Check if product of array containing prime numbers is a perfect square in Python

Suppose we have an array nums with all prime numbers. We have to check whether the product of all numbers present in nums is a perfect square or not.

A perfect square is formed when every prime factor appears an even number of times. Since our array contains only prime numbers, we need to count the frequency of each prime and ensure all frequencies are even.

So, if the input is like nums = [3,3,7,7], then the output will be True as product of all elements in nums is 441 which is a perfect square as 21² = 441.

Algorithm

To solve this, we will follow these steps ?

• Create a frequency map of all elements in nums
• For each unique prime in the array, check if its frequency is odd
• If any prime has odd frequency, return False
• If all primes have even frequencies, return True

Example

Let us see the following implementation to get better understanding ?

from collections import defaultdict

def solve(nums):
    # Count frequency of each prime number
    m = defaultdict(int)
    for key in nums:
        m[key] += 1
    
    # Check if any prime has odd frequency
    for key in m:
        if m[key] % 2 == 1:
            return False
    
    return True

nums = [3, 3, 7, 7]
print(solve(nums))

The output of the above code is ?

True

Alternative Approach Using Counter

We can also use Python's Counter class for cleaner code ?

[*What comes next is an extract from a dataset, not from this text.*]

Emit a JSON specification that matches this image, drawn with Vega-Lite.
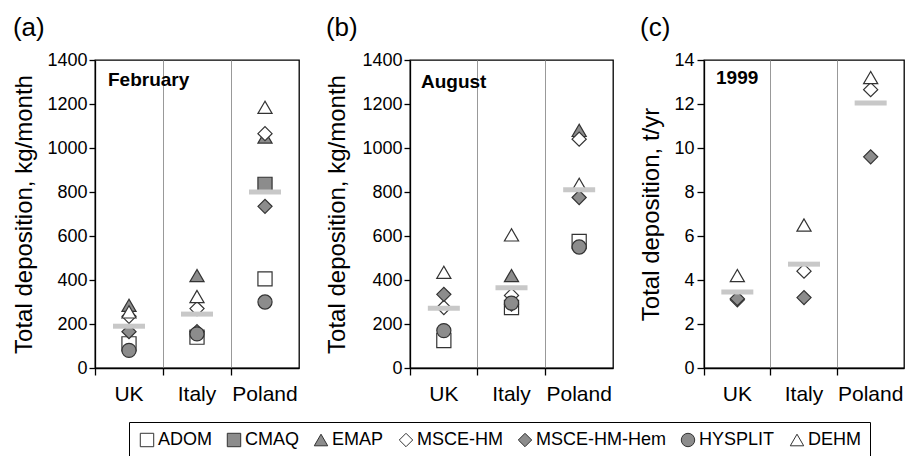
{
  "$schema": "https://vega.github.io/schema/vega-lite/v6.json",
  "background": "white",
  "padding": {"left": 12, "top": 14, "right": 0, "bottom": 0},
  "config": {
    "font": "Liberation Sans",
    "view": {"stroke": "black", "strokeWidth": 1.3},
    "axis": {"domainColor": "black", "tickColor": "black", "labelColor": "black", "titleColor": "black", "labelFont": "Liberation Sans", "titleFont": "Liberation Sans", "titleFontWeight": "normal", "domainWidth": 1.3, "tickWidth": 1.3},
    "title": {"font": "Liberation Sans", "fontSize": 26, "fontWeight": "normal", "anchor": "start", "frame": "bounds", "color": "black", "offset": 10}
  },
  "datasets": {
    "models": [
      {"panel": "a", "country": "UK", "model": "ADOM", "value": 110},
      {"panel": "a", "country": "UK", "model": "EMAP", "value": 285},
      {"panel": "a", "country": "UK", "model": "MSCE-HM", "value": 235},
      {"panel": "a", "country": "UK", "model": "MSCE-HM-Hem", "value": 165},
      {"panel": "a", "country": "UK", "model": "HYSPLIT", "value": 80},
      {"panel": "a", "country": "UK", "model": "DEHM", "value": 255},
      {"panel": "a", "country": "Italy", "model": "ADOM", "value": 140},
      {"panel": "a", "country": "Italy", "model": "EMAP", "value": 420},
      {"panel": "a", "country": "Italy", "model": "MSCE-HM", "value": 270},
      {"panel": "a", "country": "Italy", "model": "MSCE-HM-Hem", "value": 165},
      {"panel": "a", "country": "Italy", "model": "HYSPLIT", "value": 155},
      {"panel": "a", "country": "Italy", "model": "DEHM", "value": 325},
      {"panel": "a", "country": "Poland", "model": "ADOM", "value": 405},
      {"panel": "a", "country": "Poland", "model": "CMAQ", "value": 835},
      {"panel": "a", "country": "Poland", "model": "EMAP", "value": 1050},
      {"panel": "a", "country": "Poland", "model": "MSCE-HM", "value": 1065},
      {"panel": "a", "country": "Poland", "model": "MSCE-HM-Hem", "value": 735},
      {"panel": "a", "country": "Poland", "model": "HYSPLIT", "value": 300},
      {"panel": "a", "country": "Poland", "model": "DEHM", "value": 1185},
      {"panel": "b", "country": "UK", "model": "ADOM", "value": 125},
      {"panel": "b", "country": "UK", "model": "MSCE-HM", "value": 275},
      {"panel": "b", "country": "UK", "model": "MSCE-HM-Hem", "value": 335},
      {"panel": "b", "country": "UK", "model": "HYSPLIT", "value": 170},
      {"panel": "b", "country": "UK", "model": "DEHM", "value": 435},
      {"panel": "b", "country": "Italy", "model": "ADOM", "value": 275},
      {"panel": "b", "country": "Italy", "model": "EMAP", "value": 420},
      {"panel": "b", "country": "Italy", "model": "MSCE-HM", "value": 330},
      {"panel": "b", "country": "Italy", "model": "MSCE-HM-Hem", "value": 290},
      {"panel": "b", "country": "Italy", "model": "HYSPLIT", "value": 295},
      {"panel": "b", "country": "Italy", "model": "DEHM", "value": 605},
      {"panel": "b", "country": "Poland", "model": "ADOM", "value": 575},
      {"panel": "b", "country": "Poland", "model": "EMAP", "value": 1080},
      {"panel": "b", "country": "Poland", "model": "MSCE-HM", "value": 1040},
      {"panel": "b", "country": "Poland", "model": "MSCE-HM-Hem", "value": 775},
      {"panel": "b", "country": "Poland", "model": "HYSPLIT", "value": 550},
      {"panel": "b", "country": "Poland", "model": "DEHM", "value": 835},
      {"panel": "c", "country": "UK", "model": "MSCE-HM", "value": 3.1},
      {"panel": "c", "country": "UK", "model": "MSCE-HM-Hem", "value": 3.15},
      {"panel": "c", "country": "UK", "model": "DEHM", "value": 4.2},
      {"panel": "c", "country": "Italy", "model": "MSCE-HM", "value": 4.4},
      {"panel": "c", "country": "Italy", "model": "MSCE-HM-Hem", "value": 3.2},
      {"panel": "c", "country": "Italy", "model": "DEHM", "value": 6.5},
      {"panel": "c", "country": "Poland", "model": "MSCE-HM", "value": 12.65},
      {"panel": "c", "country": "Poland", "model": "MSCE-HM-Hem", "value": 9.6},
      {"panel": "c", "country": "Poland", "model": "DEHM", "value": 13.2}
    ],
    "means": [
      {"panel": "a", "country": "UK", "value": 190},
      {"panel": "a", "country": "Italy", "value": 245},
      {"panel": "a", "country": "Poland", "value": 800},
      {"panel": "b", "country": "UK", "value": 272},
      {"panel": "b", "country": "Italy", "value": 365},
      {"panel": "b", "country": "Poland", "value": 810},
      {"panel": "c", "country": "UK", "value": 3.45},
      {"panel": "c", "country": "Italy", "value": 4.72},
      {"panel": "c", "country": "Poland", "value": 12.05}
    ],
    "notes": [
      {"panel": "a", "country": "UK", "value": 1310, "label": "February"},
      {"panel": "b", "country": "UK", "value": 1300, "label": "August"},
      {"panel": "c", "country": "UK", "value": 13.2, "label": "1999"}
    ]
  },
  "spacing": 25,
  "resolve": {"scale": {"shape": "shared", "fill": "shared", "stroke": "shared"}},
  "hconcat": [
    {
      "title": "(a)",
      "width": 204, "height": 308,
      "encoding": {
        "x": {"field": "country", "type": "nominal", "scale": {"type": "band", "domain": ["UK", "Italy", "Poland"], "paddingInner": 0, "paddingOuter": 0},
          "axis": {"title": null, "labelAngle": 0, "bandPosition": 0, "grid": true, "gridColor": "#999", "gridWidth": 1, "labelFontSize": 21, "tickSize": 7, "labelPadding": 8}},
        "y": {"field": "value", "type": "quantitative", "scale": {"domain": [0, 1400], "nice": false},
          "axis": {"values": [0, 200, 400, 600, 800, 1000, 1200, 1400], "format": "d", "title": "Total deposition, kg/month", "labelFontSize": 18, "titleFontSize": 24, "tickSize": 6, "labelPadding": 2, "titlePadding": 10, "grid": false}}
      },
      "layer": [
        {"data": {"name": "models"}, "transform": [{"filter": "datum.panel === 'a'"}],
          "mark": {"type": "point", "filled": true, "size": 200, "strokeWidth": 1.2, "opacity": 1},
          "encoding": {
            "shape": {"field": "model", "type": "nominal", "scale": {"domain": ["ADOM", "CMAQ", "EMAP", "MSCE-HM", "MSCE-HM-Hem", "HYSPLIT", "DEHM"], "range": ["square", "square", "triangle-up", "diamond", "diamond", "circle", "triangle-up"]},
              "legend": {"title": null, "orient": "none", "legendX": 34, "legendY": 362, "direction": "horizontal", "strokeColor": "black", "padding": 9, "labelFontSize": 18, "labelFont": "Liberation Sans", "labelColor": "black", "symbolSize": 180, "symbolStrokeWidth": 1, "labelOffset": 2, "columnPadding": 13}},
            "fill": {"field": "model", "type": "nominal", "scale": {"domain": ["ADOM", "CMAQ", "EMAP", "MSCE-HM", "MSCE-HM-Hem", "HYSPLIT", "DEHM"], "range": ["white", "#8c8c8c", "#8c8c8c", "white", "#8c8c8c", "#8c8c8c", "white"]},
              "legend": {"title": null, "orient": "none", "legendX": 34, "legendY": 362, "direction": "horizontal", "strokeColor": "black", "padding": 9, "labelFontSize": 18, "labelFont": "Liberation Sans", "labelColor": "black", "symbolSize": 180, "symbolStrokeWidth": 1, "labelOffset": 2, "columnPadding": 13}},
            "stroke": {"field": "model", "type": "nominal", "scale": {"domain": ["ADOM", "CMAQ", "EMAP", "MSCE-HM", "MSCE-HM-Hem", "HYSPLIT", "DEHM"], "range": ["#333", "#333", "#333", "#333", "#333", "#333", "#333"]},
              "legend": {"title": null, "orient": "none", "legendX": 34, "legendY": 362, "direction": "horizontal", "strokeColor": "black", "padding": 9, "labelFontSize": 18, "labelFont": "Liberation Sans", "labelColor": "black", "symbolSize": 180, "symbolStrokeWidth": 1, "labelOffset": 2, "columnPadding": 13}}
          }},
        {"data": {"name": "means"}, "transform": [{"filter": "datum.panel === 'a'"}],
          "mark": {"type": "tick", "color": "#c8c8c8", "size": 32, "thickness": 5, "opacity": 1}},
        {"data": {"name": "notes"}, "transform": [{"filter": "datum.panel === 'a'"}],
          "mark": {"type": "text", "align": "left", "baseline": "middle", "fontWeight": "bold", "fontSize": 19, "dx": 13, "color": "black"},
          "encoding": {"x": {"field": "country", "type": "nominal", "bandPosition": 0}, "text": {"field": "label"}}}
      ]
    },
    {
      "title": "(b)",
      "width": 203, "height": 308,
      "encoding": {
        "x": {"field": "country", "type": "nominal", "scale": {"type": "band", "domain": ["UK", "Italy", "Poland"], "paddingInner": 0, "paddingOuter": 0},
          "axis": {"title": null, "labelAngle": 0, "bandPosition": 0, "grid": true, "gridColor": "#999", "gridWidth": 1, "labelFontSize": 21, "tickSize": 7, "labelPadding": 8}},
        "y": {"field": "value", "type": "quantitative", "scale": {"domain": [0, 1400], "nice": false},
          "axis": {"values": [0, 200, 400, 600, 800, 1000, 1200, 1400], "format": "d", "title": "Total deposition, kg/month", "labelFontSize": 18, "titleFontSize": 24, "tickSize": 6, "labelPadding": 2, "titlePadding": 12, "grid": false}}
      },
      "layer": [
        {"data": {"name": "models"}, "transform": [{"filter": "datum.panel === 'b'"}],
          "mark": {"type": "point", "filled": true, "size": 200, "strokeWidth": 1.2, "opacity": 1},
          "encoding": {
            "shape": {"field": "model", "type": "nominal"},
            "fill": {"field": "model", "type": "nominal"},
            "stroke": {"field": "model", "type": "nominal"}
          }},
        {"data": {"name": "means"}, "transform": [{"filter": "datum.panel === 'b'"}],
          "mark": {"type": "tick", "color": "#c8c8c8", "size": 32, "thickness": 5, "opacity": 1}},
        {"data": {"name": "notes"}, "transform": [{"filter": "datum.panel === 'b'"}],
          "mark": {"type": "text", "align": "left", "baseline": "middle", "fontWeight": "bold", "fontSize": 19, "dx": 11, "color": "black"},
          "encoding": {"x": {"field": "country", "type": "nominal", "bandPosition": 0}, "text": {"field": "label"}}}
      ]
    },
    {
      "title": "(c)",
      "width": 200, "height": 308,
      "encoding": {
        "x": {"field": "country", "type": "nominal", "scale": {"type": "band", "domain": ["UK", "Italy", "Poland"], "paddingInner": 0, "paddingOuter": 0},
          "axis": {"title": null, "labelAngle": 0, "bandPosition": 0, "grid": true, "gridColor": "#999", "gridWidth": 1, "labelFontSize": 21, "tickSize": 7, "labelPadding": 8}},
        "y": {"field": "value", "type": "quantitative", "scale": {"domain": [0, 14], "nice": false},
          "axis": {"values": [0, 2, 4, 6, 8, 10, 12, 14], "title": "Total deposition, t/yr", "labelFontSize": 18, "titleFontSize": 24, "tickSize": 7, "labelPadding": 3, "titlePadding": 10, "grid": false}}
      },
      "layer": [
        {"data": {"name": "models"}, "transform": [{"filter": "datum.panel === 'c'"}],
          "mark": {"type": "point", "filled": true, "size": 200, "strokeWidth": 1.2, "opacity": 1},
          "encoding": {
            "shape": {"field": "model", "type": "nominal"},
            "fill": {"field": "model", "type": "nominal"},
            "stroke": {"field": "model", "type": "nominal"}
          }},
        {"data": {"name": "means"}, "transform": [{"filter": "datum.panel === 'c'"}],
          "mark": {"type": "tick", "color": "#c8c8c8", "size": 32, "thickness": 5, "opacity": 1}},
        {"data": {"name": "notes"}, "transform": [{"filter": "datum.panel === 'c'"}],
          "mark": {"type": "text", "align": "left", "baseline": "middle", "fontWeight": "bold", "fontSize": 19, "dx": 12, "color": "black"},
          "encoding": {"x": {"field": "country", "type": "nominal", "bandPosition": 0}, "text": {"field": "label"}}}
      ]
    }
  ]
}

from collections import Counter

def is_perfect_square_product(nums):
    # Count frequencies using Counter
    freq = Counter(nums)
    
    # Check if all frequencies are even
    return all(count % 2 == 0 for count in freq.values())

nums = [3, 3, 7, 7]
print(is_perfect_square_product(nums))

# Test with odd frequencies
nums2 = [2, 3, 3, 5]
print(is_perfect_square_product(nums2))

The output of the above code is ?

True
False

How It Works

The algorithm works because a number is a perfect square if and only if every prime in its prime factorization appears an even number of times. Since our input array contains only primes, the product will be a perfect square when each prime appears an even number of times in the array.

Conclusion

To check if the product of prime numbers is a perfect square, count the frequency of each prime and verify all frequencies are even. Use Counter for cleaner implementation or defaultdict for basic frequency counting.